If you don’t have a car, you can ride the free Denali shuttle from the visitor center to get to the sled dog kennels.
If you’re looking for a free, family-friendly thing to do in Denali, go meet the Denali sled dogs at the kennels!
If you’ve still got some energy after your full day of exploring, check out the small town right outside the Denali National Park entrance, known as Glitter Gulch. Here, you’ll find several gift shops, hotels, and places to eat.
Hiking the Savage River Loop was one of the highlights of my Denali trip and is highly recommended for anybody looking for a shorter, family-friendly Denali hike!
Located at Mile 15, the Savage River Loop is a moderate, flat 2-mile (roundtrip) hike along a well-maintained trail along the tranquil Savage River. This day hike is flat and is easy to do with kids.
Along the Savage River Loop, you’re surrounded by Denali nature and wildlife! The trail is brought to life by the vivid, unique Alaskan wildflowers and the rushing sounds of Savage River. Make sure to look on top of the cliffs around you for bears, Dall sheep, and other wildlife!
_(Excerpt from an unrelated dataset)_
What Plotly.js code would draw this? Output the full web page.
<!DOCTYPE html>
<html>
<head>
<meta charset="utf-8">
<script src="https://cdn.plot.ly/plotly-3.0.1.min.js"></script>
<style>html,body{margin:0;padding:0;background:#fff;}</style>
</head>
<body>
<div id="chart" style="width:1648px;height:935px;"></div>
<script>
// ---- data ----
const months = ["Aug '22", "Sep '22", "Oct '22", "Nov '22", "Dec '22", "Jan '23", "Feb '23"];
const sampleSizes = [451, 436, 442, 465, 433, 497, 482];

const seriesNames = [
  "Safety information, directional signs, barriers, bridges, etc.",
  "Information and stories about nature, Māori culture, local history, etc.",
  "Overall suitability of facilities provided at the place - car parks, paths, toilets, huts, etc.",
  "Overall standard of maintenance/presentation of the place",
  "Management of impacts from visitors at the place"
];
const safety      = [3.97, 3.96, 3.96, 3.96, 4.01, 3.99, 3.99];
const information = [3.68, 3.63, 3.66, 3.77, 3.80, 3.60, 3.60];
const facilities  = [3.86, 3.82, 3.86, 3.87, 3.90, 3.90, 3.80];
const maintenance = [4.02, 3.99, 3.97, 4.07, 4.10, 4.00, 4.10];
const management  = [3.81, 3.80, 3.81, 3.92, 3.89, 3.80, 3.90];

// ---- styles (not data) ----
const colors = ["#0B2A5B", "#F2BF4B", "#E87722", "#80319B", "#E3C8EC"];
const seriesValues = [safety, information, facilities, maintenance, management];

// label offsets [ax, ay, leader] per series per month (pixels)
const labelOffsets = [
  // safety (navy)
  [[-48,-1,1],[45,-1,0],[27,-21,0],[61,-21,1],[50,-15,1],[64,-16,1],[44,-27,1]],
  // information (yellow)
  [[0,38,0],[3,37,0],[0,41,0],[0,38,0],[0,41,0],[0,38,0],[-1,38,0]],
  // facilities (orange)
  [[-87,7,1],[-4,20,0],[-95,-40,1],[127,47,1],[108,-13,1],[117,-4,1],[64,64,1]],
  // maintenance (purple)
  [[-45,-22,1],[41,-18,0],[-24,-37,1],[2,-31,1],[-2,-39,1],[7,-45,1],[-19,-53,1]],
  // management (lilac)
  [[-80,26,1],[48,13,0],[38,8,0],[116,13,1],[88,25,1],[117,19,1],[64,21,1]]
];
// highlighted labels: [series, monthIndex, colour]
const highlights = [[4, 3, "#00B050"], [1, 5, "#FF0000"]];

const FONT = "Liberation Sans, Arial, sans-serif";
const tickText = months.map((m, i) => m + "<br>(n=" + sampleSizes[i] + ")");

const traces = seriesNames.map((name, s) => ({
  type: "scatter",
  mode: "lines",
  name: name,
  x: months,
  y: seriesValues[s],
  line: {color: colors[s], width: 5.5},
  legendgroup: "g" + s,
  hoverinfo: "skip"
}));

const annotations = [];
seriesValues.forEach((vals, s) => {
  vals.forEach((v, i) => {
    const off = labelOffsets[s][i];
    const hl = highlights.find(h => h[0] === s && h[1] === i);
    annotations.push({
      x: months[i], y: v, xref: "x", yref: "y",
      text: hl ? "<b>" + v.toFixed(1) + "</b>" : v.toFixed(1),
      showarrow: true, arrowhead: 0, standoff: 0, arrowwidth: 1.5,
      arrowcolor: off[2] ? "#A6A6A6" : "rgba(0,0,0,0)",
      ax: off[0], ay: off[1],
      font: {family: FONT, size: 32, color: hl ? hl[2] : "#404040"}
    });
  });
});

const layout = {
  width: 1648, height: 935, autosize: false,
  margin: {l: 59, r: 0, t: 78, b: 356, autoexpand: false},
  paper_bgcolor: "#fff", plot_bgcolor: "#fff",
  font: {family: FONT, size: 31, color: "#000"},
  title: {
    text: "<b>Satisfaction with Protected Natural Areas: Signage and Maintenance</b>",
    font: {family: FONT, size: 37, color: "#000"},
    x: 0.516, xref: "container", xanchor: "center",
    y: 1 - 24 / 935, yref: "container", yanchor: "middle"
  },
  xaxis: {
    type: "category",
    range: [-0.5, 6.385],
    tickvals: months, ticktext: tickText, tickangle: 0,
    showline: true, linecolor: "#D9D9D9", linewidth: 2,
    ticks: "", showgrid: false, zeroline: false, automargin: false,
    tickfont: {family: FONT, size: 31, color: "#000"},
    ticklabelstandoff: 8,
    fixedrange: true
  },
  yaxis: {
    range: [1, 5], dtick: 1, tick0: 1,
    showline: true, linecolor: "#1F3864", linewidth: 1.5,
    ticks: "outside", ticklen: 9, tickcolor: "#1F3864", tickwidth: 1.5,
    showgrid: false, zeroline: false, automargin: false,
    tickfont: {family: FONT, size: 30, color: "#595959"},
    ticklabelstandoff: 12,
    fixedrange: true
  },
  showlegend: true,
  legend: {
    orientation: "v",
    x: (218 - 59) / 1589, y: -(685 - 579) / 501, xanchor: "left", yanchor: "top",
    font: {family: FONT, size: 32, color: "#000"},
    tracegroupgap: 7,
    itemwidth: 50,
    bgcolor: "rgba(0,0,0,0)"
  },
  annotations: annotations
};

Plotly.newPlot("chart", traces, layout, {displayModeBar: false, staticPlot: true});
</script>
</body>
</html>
By the Savage River Loop trailhead are picnic tables by the river, where we finished off our last Denali lunch sandwiches of the trip. We also stopped by the small ranger table before heading out to learn about the different wildlife in the area…the ranger even let me wear a grizzly bear pelt (ok…THAT was my favorite memory from Denali)!
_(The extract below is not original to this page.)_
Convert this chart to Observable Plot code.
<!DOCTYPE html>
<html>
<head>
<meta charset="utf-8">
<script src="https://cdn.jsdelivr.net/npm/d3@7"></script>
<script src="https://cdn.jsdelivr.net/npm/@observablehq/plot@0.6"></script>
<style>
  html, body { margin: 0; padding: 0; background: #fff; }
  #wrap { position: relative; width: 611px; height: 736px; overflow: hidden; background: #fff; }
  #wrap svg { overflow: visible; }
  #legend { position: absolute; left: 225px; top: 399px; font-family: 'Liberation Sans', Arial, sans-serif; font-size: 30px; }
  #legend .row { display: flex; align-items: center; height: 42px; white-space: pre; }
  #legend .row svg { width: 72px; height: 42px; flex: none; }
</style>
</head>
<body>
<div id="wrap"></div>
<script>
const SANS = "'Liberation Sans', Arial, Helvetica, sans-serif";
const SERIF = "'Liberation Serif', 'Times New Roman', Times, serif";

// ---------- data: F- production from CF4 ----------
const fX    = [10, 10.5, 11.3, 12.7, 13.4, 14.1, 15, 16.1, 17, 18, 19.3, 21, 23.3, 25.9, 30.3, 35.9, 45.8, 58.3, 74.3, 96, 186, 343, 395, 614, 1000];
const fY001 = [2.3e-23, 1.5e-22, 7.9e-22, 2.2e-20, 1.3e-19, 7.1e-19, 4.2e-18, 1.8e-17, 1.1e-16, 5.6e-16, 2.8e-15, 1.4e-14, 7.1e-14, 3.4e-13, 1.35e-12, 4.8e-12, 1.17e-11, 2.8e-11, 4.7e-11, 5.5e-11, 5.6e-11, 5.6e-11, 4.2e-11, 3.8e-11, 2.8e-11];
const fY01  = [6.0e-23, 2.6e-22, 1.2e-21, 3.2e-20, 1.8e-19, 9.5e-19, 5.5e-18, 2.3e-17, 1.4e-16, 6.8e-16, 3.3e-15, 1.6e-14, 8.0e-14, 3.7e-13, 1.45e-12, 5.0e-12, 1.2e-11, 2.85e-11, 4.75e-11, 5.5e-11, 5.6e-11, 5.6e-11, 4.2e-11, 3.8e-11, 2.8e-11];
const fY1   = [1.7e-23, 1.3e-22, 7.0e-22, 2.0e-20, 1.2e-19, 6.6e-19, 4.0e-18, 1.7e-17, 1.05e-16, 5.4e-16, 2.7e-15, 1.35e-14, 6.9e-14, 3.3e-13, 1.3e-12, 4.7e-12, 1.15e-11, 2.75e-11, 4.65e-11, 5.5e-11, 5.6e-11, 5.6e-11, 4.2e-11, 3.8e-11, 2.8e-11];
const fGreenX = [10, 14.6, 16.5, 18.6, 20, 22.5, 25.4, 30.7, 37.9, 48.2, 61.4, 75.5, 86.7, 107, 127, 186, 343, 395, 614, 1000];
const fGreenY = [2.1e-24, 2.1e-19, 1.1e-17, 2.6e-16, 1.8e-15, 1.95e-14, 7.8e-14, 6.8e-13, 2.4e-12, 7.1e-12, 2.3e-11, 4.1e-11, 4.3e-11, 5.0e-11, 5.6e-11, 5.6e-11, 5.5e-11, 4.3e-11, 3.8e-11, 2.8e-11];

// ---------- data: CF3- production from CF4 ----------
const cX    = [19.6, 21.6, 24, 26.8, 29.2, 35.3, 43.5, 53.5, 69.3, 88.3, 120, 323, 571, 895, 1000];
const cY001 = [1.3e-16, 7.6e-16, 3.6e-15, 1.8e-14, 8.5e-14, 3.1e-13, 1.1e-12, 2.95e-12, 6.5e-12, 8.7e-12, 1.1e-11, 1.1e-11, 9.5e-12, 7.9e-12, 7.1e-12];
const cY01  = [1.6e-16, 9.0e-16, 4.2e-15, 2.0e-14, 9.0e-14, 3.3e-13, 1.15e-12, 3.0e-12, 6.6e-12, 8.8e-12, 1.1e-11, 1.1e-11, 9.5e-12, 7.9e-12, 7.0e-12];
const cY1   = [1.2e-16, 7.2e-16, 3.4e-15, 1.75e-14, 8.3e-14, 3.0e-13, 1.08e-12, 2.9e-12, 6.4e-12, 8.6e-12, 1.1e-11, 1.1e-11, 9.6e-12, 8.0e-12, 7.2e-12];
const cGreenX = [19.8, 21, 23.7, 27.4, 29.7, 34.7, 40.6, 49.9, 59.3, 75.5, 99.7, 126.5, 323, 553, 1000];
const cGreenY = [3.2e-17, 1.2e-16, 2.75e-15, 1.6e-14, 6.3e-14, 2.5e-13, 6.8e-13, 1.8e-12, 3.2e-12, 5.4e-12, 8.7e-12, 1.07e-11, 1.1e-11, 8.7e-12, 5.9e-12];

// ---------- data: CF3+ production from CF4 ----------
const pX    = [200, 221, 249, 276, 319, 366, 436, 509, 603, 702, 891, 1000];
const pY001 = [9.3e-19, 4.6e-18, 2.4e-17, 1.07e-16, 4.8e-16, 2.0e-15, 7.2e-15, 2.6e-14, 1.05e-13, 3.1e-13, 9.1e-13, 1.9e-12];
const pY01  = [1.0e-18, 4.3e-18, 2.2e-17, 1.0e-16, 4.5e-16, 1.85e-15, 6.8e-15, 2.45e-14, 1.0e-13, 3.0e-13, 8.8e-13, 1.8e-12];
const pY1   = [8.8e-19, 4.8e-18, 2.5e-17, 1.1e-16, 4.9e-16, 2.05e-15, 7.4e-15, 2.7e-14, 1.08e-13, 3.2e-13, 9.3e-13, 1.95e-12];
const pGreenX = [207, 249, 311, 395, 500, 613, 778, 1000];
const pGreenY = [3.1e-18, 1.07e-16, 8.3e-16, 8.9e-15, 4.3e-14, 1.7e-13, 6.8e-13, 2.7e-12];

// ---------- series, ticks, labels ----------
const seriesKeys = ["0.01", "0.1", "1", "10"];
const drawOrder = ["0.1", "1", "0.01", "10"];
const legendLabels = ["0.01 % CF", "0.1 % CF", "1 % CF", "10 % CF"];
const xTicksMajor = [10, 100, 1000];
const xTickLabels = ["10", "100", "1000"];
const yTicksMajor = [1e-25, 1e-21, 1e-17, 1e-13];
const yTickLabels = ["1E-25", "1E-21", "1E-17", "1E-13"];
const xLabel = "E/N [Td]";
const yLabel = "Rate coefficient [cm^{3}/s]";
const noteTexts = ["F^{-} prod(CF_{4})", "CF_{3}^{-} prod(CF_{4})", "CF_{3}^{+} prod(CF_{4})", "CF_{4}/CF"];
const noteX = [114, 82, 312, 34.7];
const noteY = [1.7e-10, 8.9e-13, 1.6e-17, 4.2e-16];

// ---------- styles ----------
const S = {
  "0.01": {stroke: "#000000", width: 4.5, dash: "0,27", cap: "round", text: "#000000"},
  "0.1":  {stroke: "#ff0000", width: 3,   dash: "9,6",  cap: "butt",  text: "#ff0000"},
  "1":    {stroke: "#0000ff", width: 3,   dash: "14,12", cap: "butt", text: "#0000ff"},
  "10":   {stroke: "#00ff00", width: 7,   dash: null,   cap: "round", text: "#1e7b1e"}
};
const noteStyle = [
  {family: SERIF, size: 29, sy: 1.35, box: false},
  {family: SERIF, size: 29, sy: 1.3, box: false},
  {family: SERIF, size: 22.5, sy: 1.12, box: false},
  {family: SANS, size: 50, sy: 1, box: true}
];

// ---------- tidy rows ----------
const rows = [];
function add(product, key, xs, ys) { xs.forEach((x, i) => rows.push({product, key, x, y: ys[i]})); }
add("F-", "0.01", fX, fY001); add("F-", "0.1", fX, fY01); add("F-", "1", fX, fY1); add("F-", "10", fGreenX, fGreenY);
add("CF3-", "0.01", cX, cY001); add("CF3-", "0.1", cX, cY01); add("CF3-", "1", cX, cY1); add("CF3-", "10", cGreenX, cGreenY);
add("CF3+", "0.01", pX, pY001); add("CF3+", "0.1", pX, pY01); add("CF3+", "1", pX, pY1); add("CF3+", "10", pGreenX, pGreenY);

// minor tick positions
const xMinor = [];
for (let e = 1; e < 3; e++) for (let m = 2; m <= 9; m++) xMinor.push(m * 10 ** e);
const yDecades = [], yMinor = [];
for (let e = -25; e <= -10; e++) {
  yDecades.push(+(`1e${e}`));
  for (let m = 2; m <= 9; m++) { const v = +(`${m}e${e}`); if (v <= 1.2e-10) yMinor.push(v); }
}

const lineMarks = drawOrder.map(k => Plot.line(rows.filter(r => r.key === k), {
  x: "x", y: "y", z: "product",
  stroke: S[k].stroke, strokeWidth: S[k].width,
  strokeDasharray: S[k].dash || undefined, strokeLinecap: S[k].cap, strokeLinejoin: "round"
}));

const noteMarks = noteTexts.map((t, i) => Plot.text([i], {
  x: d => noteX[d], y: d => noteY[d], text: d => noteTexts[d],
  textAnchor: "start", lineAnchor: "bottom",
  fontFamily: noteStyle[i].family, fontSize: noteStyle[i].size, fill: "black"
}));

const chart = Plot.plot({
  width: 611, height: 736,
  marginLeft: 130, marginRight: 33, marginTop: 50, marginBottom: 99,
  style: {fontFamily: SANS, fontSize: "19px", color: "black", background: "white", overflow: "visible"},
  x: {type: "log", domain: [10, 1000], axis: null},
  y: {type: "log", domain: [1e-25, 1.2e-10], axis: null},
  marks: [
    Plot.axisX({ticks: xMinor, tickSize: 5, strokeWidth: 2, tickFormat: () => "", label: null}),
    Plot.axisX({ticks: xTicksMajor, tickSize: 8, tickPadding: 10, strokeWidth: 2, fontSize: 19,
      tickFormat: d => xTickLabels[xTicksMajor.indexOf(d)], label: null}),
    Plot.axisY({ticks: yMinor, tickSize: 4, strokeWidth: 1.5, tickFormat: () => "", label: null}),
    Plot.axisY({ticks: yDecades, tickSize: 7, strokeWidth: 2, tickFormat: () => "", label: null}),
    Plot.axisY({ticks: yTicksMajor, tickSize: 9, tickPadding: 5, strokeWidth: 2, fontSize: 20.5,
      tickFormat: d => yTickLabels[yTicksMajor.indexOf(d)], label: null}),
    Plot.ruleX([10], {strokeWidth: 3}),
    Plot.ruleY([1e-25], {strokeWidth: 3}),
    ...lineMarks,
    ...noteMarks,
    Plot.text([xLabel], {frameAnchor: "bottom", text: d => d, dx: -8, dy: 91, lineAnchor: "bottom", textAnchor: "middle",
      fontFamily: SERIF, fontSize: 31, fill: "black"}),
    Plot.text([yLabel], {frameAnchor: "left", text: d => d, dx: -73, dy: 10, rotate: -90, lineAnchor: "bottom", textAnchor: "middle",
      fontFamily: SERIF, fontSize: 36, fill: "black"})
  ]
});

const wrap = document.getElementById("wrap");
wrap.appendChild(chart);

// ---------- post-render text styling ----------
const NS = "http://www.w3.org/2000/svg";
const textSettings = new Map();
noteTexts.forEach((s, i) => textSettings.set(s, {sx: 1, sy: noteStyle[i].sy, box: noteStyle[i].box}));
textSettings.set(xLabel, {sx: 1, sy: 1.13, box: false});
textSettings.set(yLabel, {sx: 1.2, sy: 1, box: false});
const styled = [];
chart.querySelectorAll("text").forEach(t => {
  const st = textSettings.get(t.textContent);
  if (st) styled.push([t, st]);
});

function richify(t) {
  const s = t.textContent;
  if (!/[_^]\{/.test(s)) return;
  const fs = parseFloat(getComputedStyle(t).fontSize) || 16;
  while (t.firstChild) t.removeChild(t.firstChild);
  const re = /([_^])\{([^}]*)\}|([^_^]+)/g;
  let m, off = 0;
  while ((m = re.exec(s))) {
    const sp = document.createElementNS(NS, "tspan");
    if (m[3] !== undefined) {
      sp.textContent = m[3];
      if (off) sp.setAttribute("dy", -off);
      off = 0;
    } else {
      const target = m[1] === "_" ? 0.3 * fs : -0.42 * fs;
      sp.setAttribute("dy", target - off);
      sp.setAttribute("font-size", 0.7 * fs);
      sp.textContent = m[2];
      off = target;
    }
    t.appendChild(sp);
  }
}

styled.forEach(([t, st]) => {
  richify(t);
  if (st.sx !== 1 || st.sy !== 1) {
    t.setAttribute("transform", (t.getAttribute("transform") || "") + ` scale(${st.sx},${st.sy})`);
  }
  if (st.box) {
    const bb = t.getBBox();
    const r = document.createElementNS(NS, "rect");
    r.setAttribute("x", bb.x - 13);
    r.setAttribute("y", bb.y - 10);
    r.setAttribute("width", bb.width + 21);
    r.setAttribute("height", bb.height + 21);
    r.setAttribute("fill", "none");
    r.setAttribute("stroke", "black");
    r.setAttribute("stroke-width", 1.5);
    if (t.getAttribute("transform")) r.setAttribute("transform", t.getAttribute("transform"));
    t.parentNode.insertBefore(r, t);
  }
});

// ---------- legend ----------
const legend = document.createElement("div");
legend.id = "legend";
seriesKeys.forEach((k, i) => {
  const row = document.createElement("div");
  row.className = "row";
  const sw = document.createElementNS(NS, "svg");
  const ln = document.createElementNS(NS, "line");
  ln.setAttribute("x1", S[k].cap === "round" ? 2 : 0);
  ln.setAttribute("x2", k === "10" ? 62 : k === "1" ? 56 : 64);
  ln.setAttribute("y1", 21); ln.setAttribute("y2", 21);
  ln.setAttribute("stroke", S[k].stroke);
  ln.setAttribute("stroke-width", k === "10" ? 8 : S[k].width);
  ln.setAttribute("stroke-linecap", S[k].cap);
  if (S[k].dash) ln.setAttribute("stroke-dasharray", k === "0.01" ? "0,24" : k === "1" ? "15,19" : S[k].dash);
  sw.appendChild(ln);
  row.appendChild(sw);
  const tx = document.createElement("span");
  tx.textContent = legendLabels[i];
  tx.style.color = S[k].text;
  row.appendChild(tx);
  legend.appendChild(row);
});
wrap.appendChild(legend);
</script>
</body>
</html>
If you don’t have a car, you can ride the free Denali shuttle with the sign that says “Savage River”. Parking is extremely limited, so I’d recommend you ride the shuttle if you are hiking during peak times.
*Note: Before hiking the Savage River Loop, make sure you’re familiar with wildlife safety and how to protect yourself since the Savage River Area is known to have a lot of grizzly bear activity.
Before leaving Denali, make sure to pick up a few souvenirs at one of the park stores. You’ll be able to find a wide array of gifts and souvenirs at the Alaska Geographic Park Store (next to the visitor center). The small gift shop at the Bus Depot also had a selection of shirts, mugs, and other small gifts.